— Start of Information supplied —

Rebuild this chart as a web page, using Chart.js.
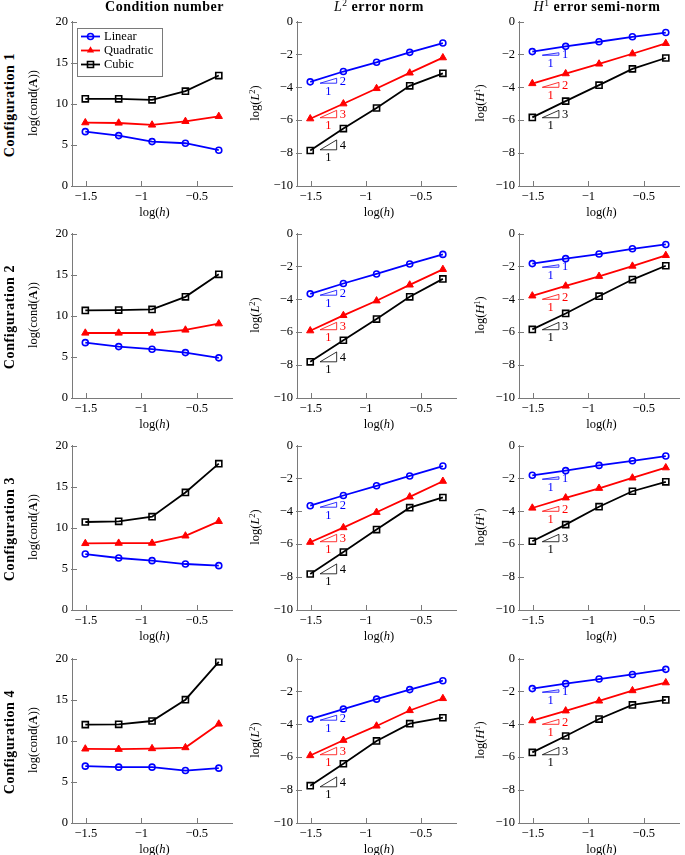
<!DOCTYPE html>
<html><head><meta charset="utf-8">
<script src="https://cdn.jsdelivr.net/npm/chart.js@4.4.1/dist/chart.umd.min.js"></script>
<style>
html,body{margin:0;padding:0;background:#fff;width:685px;height:855px;overflow:hidden;position:relative;font-family:"Liberation Serif","DejaVu Serif",serif;}
canvas{position:absolute;}
.t{position:absolute;white-space:nowrap;transform:translate(-50%,-50%);color:#000;line-height:1;}
.col{font-weight:bold;font-size:14px;letter-spacing:0.5px;}
.row{font-weight:bold;font-size:14px;letter-spacing:0.6px;transform:translate(-50%,-50%) rotate(-90deg);}
.ax{font-size:12.5px;}
.ay{font-size:12.5px;transform:translate(-50%,-50%) rotate(-90deg);}
sup{font-size:0.68em;vertical-align:0.5em;line-height:0;}
.nb{font-weight:normal;}
</style></head><body>
<script>
// ---------- data ----------
const logH = [-1.505, -1.204, -0.903, -0.602, -0.301];
const seriesNames = ['Linear', 'Quadratic', 'Cubic'];
const configNames = ['Configuration 1', 'Configuration 2', 'Configuration 3', 'Configuration 4'];

// condition number, one row per configuration
const condLinear = [
  [6.61, 6.13, 5.40, 5.20, 4.35],
  [6.73, 6.25, 5.93, 5.52, 4.88],
  [6.80, 6.32, 6.00, 5.59, 5.39],
  [6.91, 6.79, 6.79, 6.38, 6.67]
];
const condQuadratic = [
  [7.70, 7.66, 7.42, 7.86, 8.47],
  [7.90, 7.90, 7.90, 8.27, 9.03],
  [8.09, 8.13, 8.13, 9.01, 10.78],
  [9.01, 8.97, 9.05, 9.17, 12.04]
];
const condCubic = [
  [10.60, 10.60, 10.48, 11.53, 13.43],
  [10.65, 10.69, 10.77, 12.30, 15.04],
  [10.70, 10.78, 11.35, 14.29, 17.79],
  [11.96, 12.00, 12.40, 14.99, 19.60]
];
// L2 error norm
const l2Linear = [
  [-3.67, -3.04, -2.48, -1.875, -1.31],
  [-3.67, -3.04, -2.46, -1.85, -1.27],
  [-3.66, -3.04, -2.45, -1.85, -1.25],
  [-3.68, -3.08, -2.47, -1.89, -1.35]
];
const l2Quadratic = [
  [-5.91, -5.00, -4.07, -3.125, -2.20],
  [-5.91, -4.98, -4.09, -3.125, -2.18],
  [-5.88, -4.99, -4.06, -3.12, -2.17],
  [-5.90, -4.97, -4.10, -3.16, -2.43]
];
const l2Cubic = [
  [-7.84, -6.51, -5.26, -3.91, -3.15],
  [-7.80, -6.49, -5.20, -3.85, -2.76],
  [-7.81, -6.48, -5.11, -3.78, -3.16],
  [-7.73, -6.40, -5.01, -3.96, -3.60]
];
// H1 error semi-norm
const h1Linear = [
  [-1.83, -1.51, -1.23, -0.93, -0.67],
  [-1.83, -1.53, -1.25, -0.93, -0.665],
  [-1.81, -1.53, -1.21, -0.93, -0.64],
  [-1.83, -1.53, -1.25, -0.97, -0.66]
];
const h1Quadratic = [
  [-3.77, -3.17, -2.58, -1.96, -1.33],
  [-3.79, -3.19, -2.60, -1.98, -1.33],
  [-3.80, -3.18, -2.60, -1.97, -1.35],
  [-3.78, -3.18, -2.58, -1.95, -1.47]
];
const h1Cubic = [
  [-5.83, -4.84, -3.87, -2.88, -2.22],
  [-5.83, -4.86, -3.81, -2.80, -1.96],
  [-5.82, -4.81, -3.72, -2.78, -2.21],
  [-5.71, -4.71, -3.68, -2.82, -2.52]
];

// tick labels
const xTicks = [-1.5, -1, -0.5];
const condTicks = [0, 5, 10, 15, 20];
const errTicks = [0, -2, -4, -6, -8, -10];

// slope triangles
const l2Orders = [2, 3, 4];
const l2SlopeBase = [-3.75, -5.85, -7.8];
const h1Orders = [1, 2, 3];
const h1SlopeBase = [-2.05, -4.0, -5.85];
const slopeStartX = -1.415;
const slopeWidth = 0.15;

// ---------- layout & style ----------
const colLeft = [72, 297, 519];
const colWidth = [165, 164, 165];
const rowTop = [20, 232, 444, 657];
const rowHeight = 166;
const PADL = 40, PADT = 10, PADR = 1, PADB = 22;
const colors = ['#0000ff', '#ff0000', '#000000'];
const styles = [
  {pointStyle: 'circle', pointRadius: 3, pointBorderWidth: 1.6, pointBackgroundColor: 'rgba(255,255,255,0)'},
  {pointStyle: 'triangle', pointRadius: 4.2, pointBorderWidth: 1, pointBackgroundColor: '#ff0000'},
  {pointStyle: 'rect', pointRadius: 4.3, pointBorderWidth: 1.6, pointBackgroundColor: 'rgba(255,255,255,0)'}
];
const axisColor = '#7a7a7a';
const FONT = '"Liberation Serif", "DejaVu Serif", serif';
const fmt = v => String(v).replace('-', '\u2212');

const innerTicks = {
  id: 'innerTicks',
  beforeDatasetsDraw(chart) {
    const {ctx, chartArea: a, scales: {x, y}} = chart;
    ctx.save();
    ctx.strokeStyle = axisColor; ctx.lineWidth = 1;
    ctx.beginPath();
    x.ticks.forEach(t => {
      const px = Math.round(x.getPixelForValue(t.value)) + 0.5;
      ctx.moveTo(px, a.bottom + 1); ctx.lineTo(px, a.bottom - 5);
    });
    y.ticks.forEach(t => {
      const py = Math.round(y.getPixelForValue(t.value)) + 0.5;
      ctx.moveTo(a.left - 1, py); ctx.lineTo(a.left + 5, py);
    });
    ctx.stroke();
    ctx.restore();
  }
};

const slopePlugin = {
  id: 'slopes',
  afterDatasetsDraw(chart, args, opts) {
    if (!opts || !opts.orders) return;
    const {ctx, scales: {x, y}} = chart;
    ctx.save();
    ctx.lineWidth = 0.8;
    ctx.font = '12.5px ' + FONT;
    opts.orders.forEach((k, i) => {
      const y0 = opts.base[i], y1 = y0 + k * slopeWidth;
      const xa = x.getPixelForValue(slopeStartX), xb = x.getPixelForValue(slopeStartX + slopeWidth);
      const ya = y.getPixelForValue(y0), yb = y.getPixelForValue(y1);
      ctx.strokeStyle = colors[i]; ctx.fillStyle = colors[i];
      ctx.beginPath();
      ctx.moveTo(xa, ya); ctx.lineTo(xb, ya); ctx.lineTo(xb, yb); ctx.closePath();
      ctx.stroke();
      ctx.textAlign = 'left'; ctx.textBaseline = 'middle';
      ctx.fillText(String(k), xb + 3, (ya + yb) / 2 + 0.5);
      ctx.textAlign = 'center'; ctx.textBaseline = 'top';
      ctx.fillText('1', (xa + xb) / 2, ya + 2);
    });
    ctx.restore();
  }
};

function drawMarker(ctx, style, cx, cy, color) {
  ctx.save();
  ctx.strokeStyle = color; ctx.fillStyle = color; ctx.lineWidth = 1.6;
  ctx.beginPath();
  if (style === 'circle') { ctx.arc(cx, cy, 3, 0, Math.PI * 2); ctx.stroke(); }
  else if (style === 'triangle') {
    const r = 4.2;
    ctx.moveTo(cx, cy - r); ctx.lineTo(cx + r * 0.866, cy + r * 0.5); ctx.lineTo(cx - r * 0.866, cy + r * 0.5); ctx.closePath(); ctx.fill();
  } else { ctx.rect(cx - 3, cy - 3, 6, 6); ctx.stroke(); }
  ctx.restore();
}

const legendPlugin = {
  id: 'boxLegend',
  afterDraw(chart, args, opts) {
    if (!opts || !opts.show) return;
    const {ctx, chartArea: a} = chart;
    const bx = a.left + 5, by = a.top + 6, bw = 85, bh = 48;
    ctx.save();
    ctx.fillStyle = '#fff'; ctx.fillRect(bx, by, bw, bh);
    ctx.strokeStyle = axisColor; ctx.lineWidth = 1;
    ctx.strokeRect(Math.round(bx) + 0.5, Math.round(by) + 0.5, bw, bh);
    chart.data.datasets.forEach((ds, i) => {
      const ry = by + 9 + i * 14;
      ctx.strokeStyle = ds.borderColor; ctx.lineWidth = 1.8;
      ctx.beginPath(); ctx.moveTo(bx + 4, ry); ctx.lineTo(bx + 23, ry); ctx.stroke();
      drawMarker(ctx, ds.pointStyle, bx + 13.5, ry, ds.borderColor);
      ctx.fillStyle = '#000'; ctx.font = '12.5px ' + FONT;
      ctx.textAlign = 'left'; ctx.textBaseline = 'middle';
      ctx.fillText(ds.label, bx + 27, ry + 0.5);
    });
    ctx.restore();
  }
};

const metrics = [
  {series: [condLinear, condQuadratic, condCubic], min: 0, max: 20, ticks: condTicks},
  {series: [l2Linear, l2Quadratic, l2Cubic], min: -10, max: 0, ticks: errTicks, orders: l2Orders, base: l2SlopeBase},
  {series: [h1Linear, h1Quadratic, h1Cubic], min: -10, max: 0, ticks: errTicks, orders: h1Orders, base: h1SlopeBase}
];

for (let r = 0; r < 4; r++) {
  for (let c = 0; c < 3; c++) {
    const m = metrics[c];
    const cv = document.createElement('canvas');
    const w = colWidth[c] + PADL + PADR, h = rowHeight + PADT + PADB;
    cv.width = w; cv.height = h;
    cv.style.left = (colLeft[c] - PADL) + 'px';
    cv.style.top = (rowTop[r] - PADT) + 'px';
    cv.style.width = w + 'px'; cv.style.height = h + 'px';
    document.body.appendChild(cv);
    const datasets = m.series.map((arr, i) => Object.assign({
      label: seriesNames[i],
      data: logH.map((xv, j) => ({x: xv, y: arr[r][j]})),
      borderColor: colors[i],
      pointBorderColor: colors[i],
      borderWidth: 1.8,
      tension: 0,
      fill: false
    }, styles[i]));
    new Chart(cv, {
      type: 'line',
      data: {datasets},
      options: {
        responsive: false, animation: false, devicePixelRatio: 1,
        layout: {padding: {left: 0, top: PADT, right: PADR, bottom: 0}},
        plugins: {
          legend: {display: false}, tooltip: {enabled: false}, title: {display: false},
          slopes: m.orders ? {orders: m.orders, base: m.base} : {},
          boxLegend: {show: r === 0 && c === 0}
        },
        scales: {
          x: {
            type: 'linear', min: -1.625, max: -0.181,
            afterBuildTicks: s => { s.ticks = xTicks.map(v => ({value: v})); },
            afterFit: s => { s.height = PADB; },
            ticks: {callback: fmt, font: {family: FONT, size: 12.5}, color: '#000', padding: 3, maxRotation: 0, autoSkip: false},
            grid: {display: false, drawTicks: false, tickLength: 0},
            border: {display: true, color: axisColor, width: 1}
          },
          y: {
            type: 'linear', min: m.min, max: m.max,
            afterBuildTicks: s => { s.ticks = m.ticks.map(v => ({value: v})); },
            afterFit: s => { s.width = PADL; },
            ticks: {callback: fmt, font: {family: FONT, size: 12.5}, color: '#000', padding: 4, autoSkip: false},
            grid: {display: false, drawTicks: false, tickLength: 0},
            border: {display: true, color: axisColor, width: 1}
          }
        }
      },
      plugins: [innerTicks, slopePlugin, legendPlugin]
    });
  }
}

// ---------- text ----------
function addText(html, cls, x, y) {
  const d = document.createElement('div');
  d.className = 't ' + cls; d.innerHTML = html;
  d.style.left = x + 'px'; d.style.top = y + 'px';
  document.body.appendChild(d);
}
const colTitles = ['Condition number',
  '<span class="nb"><i>L</i><sup>2</sup></span> error norm',
  '<span class="nb"><i>H</i><sup>1</sup></span> error semi-norm'];
const colTitleX = [164.5, 379, 597];
const yTitles = ['log(cond(<b>A</b>))', 'log(<i>L</i><sup>2</sup>)', 'log(<i>H</i><sup>1</sup>)'];
const yTitleX = [33, 255, 480];
colTitles.forEach((t, c) => addText(t, 'col', colTitleX[c], 6.5));
for (let r = 0; r < 4; r++) {
  const cy = rowTop[r] + rowHeight / 2;
  addText(configNames[r], 'row', 9.5, cy + 2);
  for (let c = 0; c < 3; c++) {
    addText(yTitles[c], 'ay', yTitleX[c], cy);
    addText('log(<i>h</i>)', 'ax', colLeft[c] + colWidth[c] / 2, rowTop[r] + rowHeight + 26);
  }
}
</script>
</body></html>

— End of Information supplied —

**What to do**
Transcribe the opening line of the listing above, please, and every line after it through the line with "const configNames = ['Configuration", word for word, without pictures.

**Result for this task**
Rebuild this chart as a web page, using Chart.js.
<!DOCTYPE html>
<html><head><meta charset="utf-8">
<script src="https://cdn.jsdelivr.net/npm/chart.js@4.4.1/dist/chart.umd.min.js"></script>
<style>
html,body{margin:0;padding:0;background:#fff;width:685px;height:855px;overflow:hidden;position:relative;font-family:"Liberation Serif","DejaVu Serif",serif;}
canvas{position:absolute;}
.t{position:absolute;white-space:nowrap;transform:translate(-50%,-50%);color:#000;line-height:1;}
.col{font-weight:bold;font-size:14px;letter-spacing:0.5px;}
.row{font-weight:bold;font-size:14px;letter-spacing:0.6px;transform:translate(-50%,-50%) rotate(-90deg);}
.ax{font-size:12.5px;}
.ay{font-size:12.5px;transform:translate(-50%,-50%) rotate(-90deg);}
sup{font-size:0.68em;vertical-align:0.5em;line-height:0;}
.nb{font-weight:normal;}
</style></head><body>
<script>
// ---------- data ----------
const logH = [-1.505, -1.204, -0.903, -0.602, -0.301];
const seriesNames = ['Linear', 'Quadratic', 'Cubic'];
const configNames = ['Configuration 1', 'Configuration 2', 'Configuration 3', 'Configuration 4'];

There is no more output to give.